◆ **AIM OF THE EXERCISE**
The entries below contain a line with "Output the LaTeX" and a line with "-- ($(bh)!#8pt!-90:(bp)$) -- ($(bh)!#7pt!-90:(bp)$)". Retype exactly everything from the first down to the second, both included, and nothing else.

◆ **Extracted records**
• • • • •

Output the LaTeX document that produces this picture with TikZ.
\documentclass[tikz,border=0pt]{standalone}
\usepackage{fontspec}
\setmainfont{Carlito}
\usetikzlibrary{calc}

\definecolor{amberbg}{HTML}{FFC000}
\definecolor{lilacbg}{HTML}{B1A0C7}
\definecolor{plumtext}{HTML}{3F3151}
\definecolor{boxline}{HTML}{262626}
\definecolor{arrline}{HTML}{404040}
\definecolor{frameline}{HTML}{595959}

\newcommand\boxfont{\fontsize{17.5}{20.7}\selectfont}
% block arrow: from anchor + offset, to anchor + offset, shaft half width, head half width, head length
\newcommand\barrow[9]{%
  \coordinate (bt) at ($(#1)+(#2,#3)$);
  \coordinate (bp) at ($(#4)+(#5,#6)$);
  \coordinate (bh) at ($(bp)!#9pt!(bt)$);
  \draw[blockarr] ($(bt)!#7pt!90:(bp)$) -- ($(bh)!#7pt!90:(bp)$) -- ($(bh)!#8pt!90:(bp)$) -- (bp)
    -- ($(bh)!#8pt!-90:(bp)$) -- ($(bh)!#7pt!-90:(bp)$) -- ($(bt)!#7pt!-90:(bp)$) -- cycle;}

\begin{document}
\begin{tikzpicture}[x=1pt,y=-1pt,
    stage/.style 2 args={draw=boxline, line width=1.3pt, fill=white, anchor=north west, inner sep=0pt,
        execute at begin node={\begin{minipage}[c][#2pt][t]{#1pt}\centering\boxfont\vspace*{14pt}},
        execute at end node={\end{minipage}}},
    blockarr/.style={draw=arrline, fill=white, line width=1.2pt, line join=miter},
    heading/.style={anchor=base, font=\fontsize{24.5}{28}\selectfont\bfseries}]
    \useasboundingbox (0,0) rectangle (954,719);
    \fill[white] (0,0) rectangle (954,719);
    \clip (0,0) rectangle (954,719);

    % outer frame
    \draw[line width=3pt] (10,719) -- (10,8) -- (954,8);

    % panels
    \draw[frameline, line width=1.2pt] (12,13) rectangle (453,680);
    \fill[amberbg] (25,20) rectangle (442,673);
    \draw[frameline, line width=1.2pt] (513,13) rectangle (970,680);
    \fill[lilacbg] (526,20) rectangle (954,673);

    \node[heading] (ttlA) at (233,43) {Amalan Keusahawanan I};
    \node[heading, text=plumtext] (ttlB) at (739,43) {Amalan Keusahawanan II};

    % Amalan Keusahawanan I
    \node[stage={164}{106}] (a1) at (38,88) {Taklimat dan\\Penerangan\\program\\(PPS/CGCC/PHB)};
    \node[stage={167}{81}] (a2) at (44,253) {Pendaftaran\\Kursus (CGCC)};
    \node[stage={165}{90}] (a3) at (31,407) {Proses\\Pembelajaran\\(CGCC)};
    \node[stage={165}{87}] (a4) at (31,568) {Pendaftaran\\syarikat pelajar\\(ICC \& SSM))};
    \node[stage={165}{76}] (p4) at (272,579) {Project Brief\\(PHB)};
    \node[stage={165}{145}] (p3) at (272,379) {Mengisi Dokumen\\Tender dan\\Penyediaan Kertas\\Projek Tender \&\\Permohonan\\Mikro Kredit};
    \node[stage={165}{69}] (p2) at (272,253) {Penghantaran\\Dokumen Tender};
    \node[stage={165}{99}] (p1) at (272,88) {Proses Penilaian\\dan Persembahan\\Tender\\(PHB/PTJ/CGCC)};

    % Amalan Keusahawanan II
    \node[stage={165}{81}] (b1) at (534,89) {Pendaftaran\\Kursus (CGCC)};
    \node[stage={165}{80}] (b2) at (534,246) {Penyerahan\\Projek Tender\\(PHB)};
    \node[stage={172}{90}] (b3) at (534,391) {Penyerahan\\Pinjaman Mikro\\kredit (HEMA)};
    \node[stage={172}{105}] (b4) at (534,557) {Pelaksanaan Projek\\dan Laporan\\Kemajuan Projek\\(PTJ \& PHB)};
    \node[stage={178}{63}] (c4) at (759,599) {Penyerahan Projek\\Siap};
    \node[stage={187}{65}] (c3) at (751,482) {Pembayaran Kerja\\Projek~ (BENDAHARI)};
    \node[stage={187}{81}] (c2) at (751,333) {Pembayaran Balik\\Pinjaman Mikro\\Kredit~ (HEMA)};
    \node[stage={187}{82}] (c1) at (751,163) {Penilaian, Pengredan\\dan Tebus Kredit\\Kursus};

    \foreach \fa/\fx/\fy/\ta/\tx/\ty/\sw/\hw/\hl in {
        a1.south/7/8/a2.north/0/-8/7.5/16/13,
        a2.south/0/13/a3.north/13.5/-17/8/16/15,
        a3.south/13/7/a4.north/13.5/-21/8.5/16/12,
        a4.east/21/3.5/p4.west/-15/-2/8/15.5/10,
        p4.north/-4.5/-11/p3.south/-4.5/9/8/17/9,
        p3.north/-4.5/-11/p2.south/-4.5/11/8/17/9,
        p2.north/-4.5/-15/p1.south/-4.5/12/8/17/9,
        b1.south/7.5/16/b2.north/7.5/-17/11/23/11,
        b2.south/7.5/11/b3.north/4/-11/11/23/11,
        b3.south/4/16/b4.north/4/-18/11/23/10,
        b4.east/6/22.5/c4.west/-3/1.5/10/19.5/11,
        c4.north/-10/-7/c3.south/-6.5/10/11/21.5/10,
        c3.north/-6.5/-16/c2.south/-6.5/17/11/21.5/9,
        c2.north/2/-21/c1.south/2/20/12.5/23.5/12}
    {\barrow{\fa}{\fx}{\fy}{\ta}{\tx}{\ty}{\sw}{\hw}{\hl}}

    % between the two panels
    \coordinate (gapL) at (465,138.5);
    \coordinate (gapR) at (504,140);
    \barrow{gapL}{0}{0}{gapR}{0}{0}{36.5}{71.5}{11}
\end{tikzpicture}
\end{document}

• • • • •

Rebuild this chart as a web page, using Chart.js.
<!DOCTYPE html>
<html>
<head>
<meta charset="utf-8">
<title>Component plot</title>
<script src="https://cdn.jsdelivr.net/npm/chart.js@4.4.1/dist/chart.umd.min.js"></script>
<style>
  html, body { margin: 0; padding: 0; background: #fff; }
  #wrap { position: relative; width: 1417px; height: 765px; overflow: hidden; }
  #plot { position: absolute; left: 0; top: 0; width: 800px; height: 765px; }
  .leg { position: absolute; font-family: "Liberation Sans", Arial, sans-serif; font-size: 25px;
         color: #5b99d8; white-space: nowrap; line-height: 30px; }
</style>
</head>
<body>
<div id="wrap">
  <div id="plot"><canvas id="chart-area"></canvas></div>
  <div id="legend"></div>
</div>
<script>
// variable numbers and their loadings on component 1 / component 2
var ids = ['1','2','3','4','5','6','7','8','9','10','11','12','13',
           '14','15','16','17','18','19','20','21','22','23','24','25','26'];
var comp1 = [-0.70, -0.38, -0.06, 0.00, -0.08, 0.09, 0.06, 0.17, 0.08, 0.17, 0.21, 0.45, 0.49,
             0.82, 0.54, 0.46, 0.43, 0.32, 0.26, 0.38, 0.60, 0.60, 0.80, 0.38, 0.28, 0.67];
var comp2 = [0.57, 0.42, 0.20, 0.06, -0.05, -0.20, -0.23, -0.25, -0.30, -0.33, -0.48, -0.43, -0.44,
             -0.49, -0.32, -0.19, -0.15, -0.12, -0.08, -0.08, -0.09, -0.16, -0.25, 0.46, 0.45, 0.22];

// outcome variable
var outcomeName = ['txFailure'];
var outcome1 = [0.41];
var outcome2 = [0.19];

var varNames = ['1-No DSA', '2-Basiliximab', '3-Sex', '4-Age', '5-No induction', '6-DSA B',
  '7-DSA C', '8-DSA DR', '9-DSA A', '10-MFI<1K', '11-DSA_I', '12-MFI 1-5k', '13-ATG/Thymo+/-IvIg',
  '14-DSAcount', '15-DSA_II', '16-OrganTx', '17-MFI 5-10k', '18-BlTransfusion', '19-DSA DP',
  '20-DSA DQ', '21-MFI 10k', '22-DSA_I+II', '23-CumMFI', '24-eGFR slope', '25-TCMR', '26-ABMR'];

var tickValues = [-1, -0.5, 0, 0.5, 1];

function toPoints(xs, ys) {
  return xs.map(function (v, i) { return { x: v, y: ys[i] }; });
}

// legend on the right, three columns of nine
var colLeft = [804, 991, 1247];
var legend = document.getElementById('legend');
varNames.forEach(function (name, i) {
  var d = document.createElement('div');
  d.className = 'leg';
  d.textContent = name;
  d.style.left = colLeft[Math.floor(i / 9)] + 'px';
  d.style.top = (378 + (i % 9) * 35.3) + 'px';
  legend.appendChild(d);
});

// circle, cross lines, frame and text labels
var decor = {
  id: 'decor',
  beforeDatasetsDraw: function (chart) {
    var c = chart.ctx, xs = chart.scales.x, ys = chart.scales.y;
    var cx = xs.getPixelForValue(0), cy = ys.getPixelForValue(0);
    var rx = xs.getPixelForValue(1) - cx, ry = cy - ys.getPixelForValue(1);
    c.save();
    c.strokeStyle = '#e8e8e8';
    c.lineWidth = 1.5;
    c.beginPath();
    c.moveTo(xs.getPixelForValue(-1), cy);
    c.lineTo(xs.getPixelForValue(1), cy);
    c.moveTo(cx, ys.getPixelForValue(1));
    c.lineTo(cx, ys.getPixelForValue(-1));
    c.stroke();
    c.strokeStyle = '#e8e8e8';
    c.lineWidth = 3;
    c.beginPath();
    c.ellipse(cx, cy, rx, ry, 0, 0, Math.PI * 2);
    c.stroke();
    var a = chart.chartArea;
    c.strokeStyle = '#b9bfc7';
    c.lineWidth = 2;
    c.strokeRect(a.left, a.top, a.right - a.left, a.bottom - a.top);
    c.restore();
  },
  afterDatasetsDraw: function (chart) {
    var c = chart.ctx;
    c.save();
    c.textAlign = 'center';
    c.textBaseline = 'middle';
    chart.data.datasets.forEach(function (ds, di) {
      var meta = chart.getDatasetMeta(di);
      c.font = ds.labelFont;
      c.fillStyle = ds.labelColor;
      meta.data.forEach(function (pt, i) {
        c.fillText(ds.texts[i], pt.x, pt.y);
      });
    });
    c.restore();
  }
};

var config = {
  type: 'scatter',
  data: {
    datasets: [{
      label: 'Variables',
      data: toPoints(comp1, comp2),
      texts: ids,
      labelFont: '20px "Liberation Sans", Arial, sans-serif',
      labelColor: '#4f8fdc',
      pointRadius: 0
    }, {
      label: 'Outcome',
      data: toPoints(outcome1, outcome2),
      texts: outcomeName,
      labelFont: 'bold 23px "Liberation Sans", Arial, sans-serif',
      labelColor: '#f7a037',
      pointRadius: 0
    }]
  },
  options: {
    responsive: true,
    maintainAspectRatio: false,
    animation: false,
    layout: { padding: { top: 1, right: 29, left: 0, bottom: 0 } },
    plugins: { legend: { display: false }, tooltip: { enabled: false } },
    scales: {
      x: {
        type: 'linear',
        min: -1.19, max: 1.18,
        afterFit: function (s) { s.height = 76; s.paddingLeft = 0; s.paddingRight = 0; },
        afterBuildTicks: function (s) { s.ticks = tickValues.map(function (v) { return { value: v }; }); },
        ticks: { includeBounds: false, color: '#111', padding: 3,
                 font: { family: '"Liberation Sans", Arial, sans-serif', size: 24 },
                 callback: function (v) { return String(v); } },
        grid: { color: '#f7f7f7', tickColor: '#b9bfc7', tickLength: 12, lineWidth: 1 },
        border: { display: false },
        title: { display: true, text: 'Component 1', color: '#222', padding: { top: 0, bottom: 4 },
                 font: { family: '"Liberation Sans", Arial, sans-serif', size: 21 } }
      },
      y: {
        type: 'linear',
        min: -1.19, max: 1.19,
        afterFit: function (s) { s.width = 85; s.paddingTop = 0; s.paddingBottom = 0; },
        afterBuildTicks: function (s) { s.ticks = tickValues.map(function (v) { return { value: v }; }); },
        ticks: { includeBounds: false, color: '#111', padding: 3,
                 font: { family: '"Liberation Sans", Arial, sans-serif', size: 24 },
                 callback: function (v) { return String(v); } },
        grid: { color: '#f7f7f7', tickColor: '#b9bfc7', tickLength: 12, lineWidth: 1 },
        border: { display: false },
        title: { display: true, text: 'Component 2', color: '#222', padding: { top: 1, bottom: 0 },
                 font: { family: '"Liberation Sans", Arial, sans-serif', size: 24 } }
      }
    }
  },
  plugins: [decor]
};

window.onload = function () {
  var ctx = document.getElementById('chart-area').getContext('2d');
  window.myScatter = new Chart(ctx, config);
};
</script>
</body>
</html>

• • • • •

◆ **SOLUTION FOR THIS EXERCISE**
Output the LaTeX document that produces this picture with TikZ.
\documentclass[tikz,border=0pt]{standalone}
\usepackage{fontspec}
\setmainfont{Carlito}
\usetikzlibrary{calc}

\definecolor{amberbg}{HTML}{FFC000}
\definecolor{lilacbg}{HTML}{B1A0C7}
\definecolor{plumtext}{HTML}{3F3151}
\definecolor{boxline}{HTML}{262626}
\definecolor{arrline}{HTML}{404040}
\definecolor{frameline}{HTML}{595959}

\newcommand\boxfont{\fontsize{17.5}{20.7}\selectfont}
% block arrow: from anchor + offset, to anchor + offset, shaft half width, head half width, head length
\newcommand\barrow[9]{%
  \coordinate (bt) at ($(#1)+(#2,#3)$);
  \coordinate (bp) at ($(#4)+(#5,#6)$);
  \coordinate (bh) at ($(bp)!#9pt!(bt)$);
  \draw[blockarr] ($(bt)!#7pt!90:(bp)$) -- ($(bh)!#7pt!90:(bp)$) -- ($(bh)!#8pt!90:(bp)$) -- (bp)
    -- ($(bh)!#8pt!-90:(bp)$) -- ($(bh)!#7pt!-90:(bp)$) -- ($(bt)!#7pt!-90:(bp)$) -- cycle;}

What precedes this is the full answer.